Nationalisten in der Krise
Von Dieter ReinischSchottlands Nationalisten sind in eine Krise geschlittert, nachdem sie am Donnerstag die Koalition mit den Grünen aufgekündigt hatten. Regierungschef Humza Yousaf muss sich noch diese Woche zwei Misstrauensvoten stellen. Ob er sie gewinnt, wird zunehmend unwahrscheinlicher. Dem Koalitionsbruch war eine Debatte über die Aufweichung von Klimaschutzzielen und Rechten von trans Personen zwischen Schottischer Nationalpartei (SNP) und Grünen vorausgegangen.
Wahlen will die SNP um jeden Preis verhindern, denn die Umfragen sagen eine Wahlniederlage voraus. Labour könnte einige der Sitze zurückerobern, die die Partei in den vergangenen beiden Jahrzehnten an die Nationalisten verloren hat.
Das politische Überleben von Yousaf wollte ausgerechnet der ehemalige langjährige SNP-Chef Alex Salmond sichern. Er hatte mit seiner neuen Partei Alba Unterstützung für die SNP angeboten. Im Gegenzug wollte er einen Pakt schließen, der Alba in bestimmten Wahlkreisen sichere Sitze zugesagt hätte, indem die SNP dort keine Kandidaten aufstellen würde. Dies lehnt die SNP jedoch ab, wie die Times in der Nacht auf Sonntag mitteilte.

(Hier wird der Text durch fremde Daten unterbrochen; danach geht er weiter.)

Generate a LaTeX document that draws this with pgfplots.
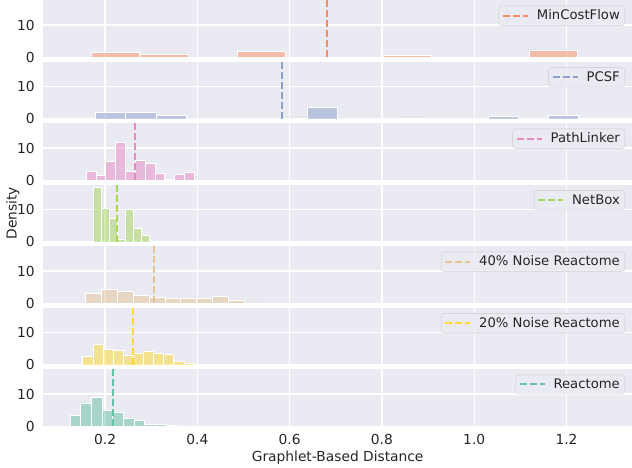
\documentclass[border=0pt]{standalone}
\usepackage{fontspec}
\setmainfont{DejaVu Sans}
\usepackage{pgfplots}
\pgfplotsset{compat=1.18}
\definecolor{bg}{HTML}{EAEAF2}
\definecolor{tickc}{HTML}{262626}
\definecolor{legedge}{HTML}{CCCCCC}
\definecolor{cMCF}{HTML}{FC8D62}
\definecolor{cPCSF}{HTML}{8DA0CB}
\definecolor{cPL}{HTML}{E78AC3}
\definecolor{cNB}{HTML}{A6D854}
\definecolor{cN40}{HTML}{E5C494}
\definecolor{cN20}{HTML}{FFD92F}
\definecolor{cRE}{HTML}{66C2A5}
\newcommand{\fs}{\fontsize{13.8}{16}\selectfont}
\newcommand{\fl}{\fontsize{13.2}{15.5}\selectfont}
\pgfplotsset{panel/.style={
  width=588.7pt, height=57.3pt, scale only axis,
  anchor=north west,
  xmin=0.066, xmax=1.342, ymin=0, ymax=17.8,
  axis background/.style={fill=bg},
  axis line style={draw=none},
  grid=major, major grid style={white, line width=1.3pt},
  xtick={0.2,0.4,0.6,0.8,1.0,1.2}, ytick={0,10},
  major tick length=0pt,
  xticklabels={},
  tick label style={font=\fs, text=tickc},
  yticklabel style={xshift=-5pt},
  xticklabel style={yshift=-4pt},
  /pgf/number format/assume math mode=true,
  legend style={at={(1,1)}, anchor=north east, xshift=-7pt, yshift=-5.7pt,
    draw=legedge, fill=bg, fill opacity=0.8, text opacity=1,
    rounded corners=3pt, font=\fl, text=tickc, inner xsep=3pt, inner ysep=2pt},
  legend cell align=left,
  legend image code/.code={\draw[#1] (0pt,0pt) -- (25pt,0pt); \path (31pt,0pt);},
},
hist/.style={ybar interval, fill=#1, fill opacity=0.5, draw=white, line width=0.6pt, forget plot},
mean/.style={color=#1, line width=2pt, dash pattern=on 7pt off 3pt},
}
\begin{document}
\begin{tikzpicture}
\path[use as bounding box] (-43.3pt,-467pt) rectangle (588.7pt,0pt);
% MinCostFlow
\begin{axis}[panel, at={(0pt,0pt)}]
\addplot[hist=cMCF] coordinates {(0.169,1.44) (0.2745,1.03) (0.380,0) (0.4855,1.75) (0.591,0) (0.6965,0) (0.802,0.62) (0.9075,0) (1.013,0) (1.1185,2.27) (1.224,2.27)};
\addplot[mean=cMCF] coordinates {(0.68,0) (0.68,17.8)};
\addlegendentry{MinCostFlow}
\end{axis}
% PCSF
\begin{axis}[panel, at={(0pt,-61.5pt)}]
\addplot[hist=cPCSF] coordinates {(0.179,2.06) (0.2445,1.96) (0.3099,1.03) (0.3754,0) (0.4408,0) (0.5063,0) (0.5718,0.3) (0.6372,3.5) (0.7027,0) (0.7681,0) (0.8336,0.3) (0.8991,0) (0.9645,0) (1.0300,0.72) (1.0954,0) (1.1609,1.03) (1.2264,1.03)};
\addplot[mean=cPCSF] coordinates {(0.583,0) (0.583,17.8)};
\addlegendentry{PCSF}
\end{axis}
% PathLinker
\begin{axis}[panel, at={(0pt,-123pt)}]
\addplot[hist=cPL] coordinates {(0.1588,2.78) (0.1801,1.55) (0.2014,5.88) (0.2227,11.86) (0.2440,2.78) (0.2653,6.19) (0.2866,5.36) (0.3079,2.16) (0.3292,0.41) (0.3505,1.86) (0.3718,2.37) (0.3931,2.37)};
\addplot[mean=cPL] coordinates {(0.265,0) (0.265,17.8)};
\addlegendentry{PathLinker}
\end{axis}
% NetBox
\begin{axis}[panel, at={(0pt,-184.5pt)}]
\addplot[hist=cNB] coordinates {(0.1747,16.8) (0.1921,10.4) (0.2094,7.42) (0.2268,0.93) (0.2441,10.1) (0.2615,4.12) (0.2789,2.06) (0.2962,2.06)};
\addplot[mean=cNB] coordinates {(0.226,0) (0.226,17.8)};
\addlegendentry{NetBox}
\end{axis}
% 40% Noise
\begin{axis}[panel, at={(0pt,-246pt)}]
\addplot[hist=cN40] coordinates {(0.158,3.09) (0.1923,4.43) (0.2266,3.61) (0.2609,2.47) (0.2952,1.96) (0.3295,1.65) (0.3638,1.65) (0.3981,1.65) (0.4324,2.06) (0.4667,1.03) (0.5010,0.1) (0.5353,0.1)};
\addplot[mean=cN40] coordinates {(0.306,0) (0.306,17.8)};
\addlegendentry{40\% Noise Reactome}
\end{axis}
% 20% Noise
\begin{axis}[panel, at={(0pt,-307.5pt)}]
\addplot[hist=cN20] coordinates {(0.1516,2.5) (0.1735,6.5) (0.1954,4.9) (0.2173,4.4) (0.2392,3.1) (0.2611,3.5) (0.2830,4.3) (0.3049,3.5) (0.3268,3.3) (0.3487,1.07) (0.3706,0.45) (0.3925,0.15) (0.4144,0.15)};
\addplot[mean=cN20] coordinates {(0.261,0) (0.261,17.8)};
\addlegendentry{20\% Noise Reactome}
\end{axis}
% Reactome
\begin{axis}[panel, at={(0pt,-369pt)}, xticklabels={0.2,0.4,0.6,0.8,1.0,1.2},
  xlabel={Graphlet-Based Distance},
  xlabel style={font=\fs, text=tickc, at={(axis description cs:0.5,0)}, anchor=center, yshift=-31pt}]
\addplot[hist=cRE] coordinates {(0.124,3.5) (0.1471,7.3) (0.1702,9.0) (0.1933,5.05) (0.2164,4.2) (0.2395,2.5) (0.2626,1.75) (0.2857,0.6) (0.3088,0.6) (0.3319,0.3) (0.355,0.3)};
\addplot[mean=cRE] coordinates {(0.216,0) (0.216,17.8)};
\addlegendentry{Reactome}
\end{axis}
\node[rotate=90, font=\fs, text=tickc] at (-30.5pt,-213.15pt) {Density};
\end{tikzpicture}
\end{document}
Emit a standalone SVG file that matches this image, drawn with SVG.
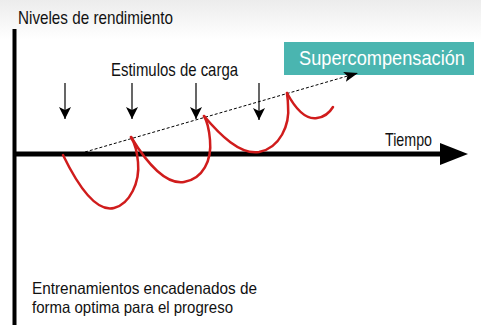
<svg xmlns="http://www.w3.org/2000/svg" width="481" height="325" viewBox="0 0 481 325">
<defs>
<linearGradient id="bg" x1="0" y1="0" x2="0" y2="1">
<stop offset="0" stop-color="#ececec"/>
<stop offset="0.12" stop-color="#ffffff"/>
<stop offset="1" stop-color="#ffffff"/>
</linearGradient>
<marker id="down" viewBox="0 0 12 12" refX="12" refY="6" markerWidth="12" markerHeight="12" markerUnits="userSpaceOnUse" orient="auto">
<path d="M0,0 L12,6 L0,12 L3,6 Z" fill="#000"/>
</marker>
<marker id="dash" viewBox="0 0 14 10" refX="14" refY="5" markerWidth="14" markerHeight="10" markerUnits="userSpaceOnUse" orient="auto">
<path d="M0,0 L14,5 L0,10 L3,5 Z" fill="#000"/>
</marker>
</defs>
<style>
text{font-family:"Liberation Sans Narrow","Liberation Sans",Arial,sans-serif;fill:#111}
.lbl{font-size:18.5px}
.cap{font-size:16.5px}
.red{fill:none;stroke:#d01c1c;stroke-width:2.5;stroke-linecap:round}
.stim{stroke:#000;stroke-width:1.2;fill:none}
</style>
<rect width="481" height="325" fill="url(#bg)"/>
<g id="axes">
<line x1="14.5" y1="29" x2="14.5" y2="325" stroke="#000" stroke-width="4"/>
<line x1="13" y1="154" x2="442" y2="154" stroke="#000" stroke-width="5"/>
<path d="M440,143 L468,154 L440,165 Z" fill="#000"/>
</g>
<g id="y-label"><text class="lbl" x="18" y="24" textLength="155" lengthAdjust="spacingAndGlyphs">Niveles de rendimiento</text></g>
<g id="x-label"><text class="lbl" x="385" y="146" textLength="47" lengthAdjust="spacingAndGlyphs">Tiempo</text></g>
<g id="stimuli-label"><text class="lbl" x="111" y="76" textLength="127" lengthAdjust="spacingAndGlyphs">Estimulos de carga</text></g>
<g id="supercomp">
<rect x="284" y="42" width="190" height="33" fill="#4ab5b0"/>
<text x="299" y="65" font-size="20" textLength="166" lengthAdjust="spacingAndGlyphs" style="fill:#fff">Supercompensación</text>
</g>
<g id="caption">
<text class="cap" x="32" y="294" textLength="225" lengthAdjust="spacingAndGlyphs">Entrenamientos encadenados de</text>
<text class="cap" x="32" y="312.5" textLength="201" lengthAdjust="spacingAndGlyphs">forma optima para el progreso</text>
</g>
<g id="connectors">
<line class="stim" x1="65" y1="83" x2="65" y2="119" marker-end="url(#down)"/>
<line class="stim" x1="132" y1="83" x2="132" y2="119" marker-end="url(#down)"/>
<line class="stim" x1="196" y1="83" x2="196" y2="119" marker-end="url(#down)"/>
<line class="stim" x1="259" y1="83" x2="259" y2="120" marker-end="url(#down)" stroke="#444"/>
<line x1="85" y1="152" x2="358" y2="73" stroke="#000" stroke-width="1" stroke-dasharray="3,2" marker-end="url(#dash)"/>
</g>
<g id="curves">
<path class="red" d="M63,155 C80,190 98,212 114,208 C130,204 140,182 138,162 C137,150 134,142 131,137"/>
<path class="red" d="M131,137 C145,160 165,185 184,182 C203,179 212,160 210,140 C209,128 207,121 204,116"/>
<path class="red" d="M204,116 C220,135 240,155 259,152 C280,148 290,125 288,105 C288,99 287,96 287,93"/>
<path class="red" d="M287,93 C295,108 305,120 317,118 C325,117 330,112 333,107"/>
</g>
</svg>
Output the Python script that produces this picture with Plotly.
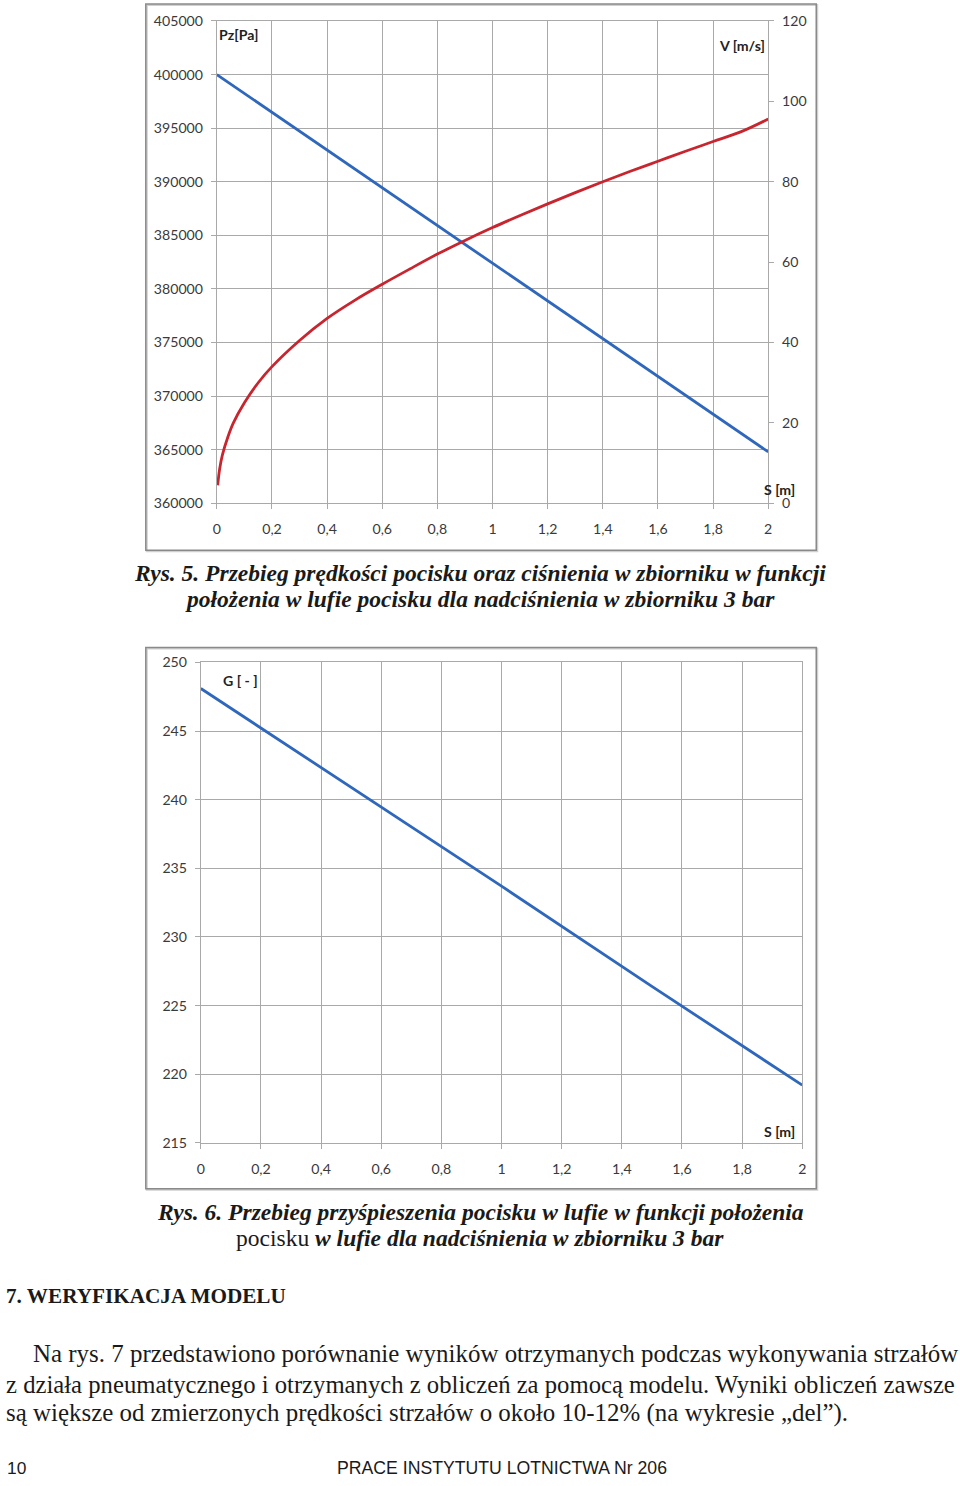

Die Scottish Sun hatte aus dem Umfeld von Yousaf berichtet, dass dieser es als »Phantasie« ansehe, einen Pakt mit der ehemaligen SNP-Gallionsfigur Salmond zu schließen. Ein Pressesprecher von Yousaf sagt, es bestehe »keine Möglichkeit, dass der Erste Minister mit Alex Salmond einen solchen Deal abschließt«. Salmond, der Alba 2021 im Zuge einer parlamentarischen Untersuchung zum Umgang der schottischen Regierung mit gegen ihn eingereichten Beschwerden wegen sexueller Belästigung gründete, hatte zuvor der Times gesagt, dass der Preis für die Unterstützung seiner Partei ein Pakt bei den nächsten Wahlen sein würde. Nun muss Yousaf auf die Unterstützung des bisherigen Koalitionspartners hoffen. Doch durch den Bruch der Koalition mit den schottischen Grünen hatte die Regierungskrise vergangene Woche überhaupt erst begonnen.
BBC berichtete am Sonntag morgen, Yousaf habe an die Oppositionsparteien geschrieben und sie gebeten, vor der Vertrauensabstimmung eine »gemeinsame Basis« zu finden. Glück dürfte er damit nicht haben: Die konservativen Tories sprachen gegenüber BBC von einer »Demütigung und Peinlichkeit« für Yousaf, während Labour einen »Akt der Verzweiflung« sah. Yousaf gestand daher gegenüber Sky News ein, dass es bald zu Neuwahlen in Schottland kommen könne. Er habe aber nicht die Absicht zurückzutreten. Der nächste reguläre Wahltermin ist erst im Mai 2026.
Die Regierungskrise in Schottland begann am Donnerstag: Überraschend kündigte Yousaf den als Bute House Agreement bekannten Koalitionsvertrag mit den Grünen auf, den seine Vorgängerin Nicola Sturgeon 2021 unterzeichnet hatte. Die Entscheidung führte zu wütenden Vorwürfen seitens der Grünen, die später erklärten, sie würden einen Misstrauensantrag der schottischen Konservativen gegen den Ersten Minister unterstützen. Auch Labour wird in den kommenden Tag einen eigenen Misstrauensantrag einbringen, der aber weiter geht als jener der Tories: nicht nur gegen Yousaf, sondern die gesamte Regierung.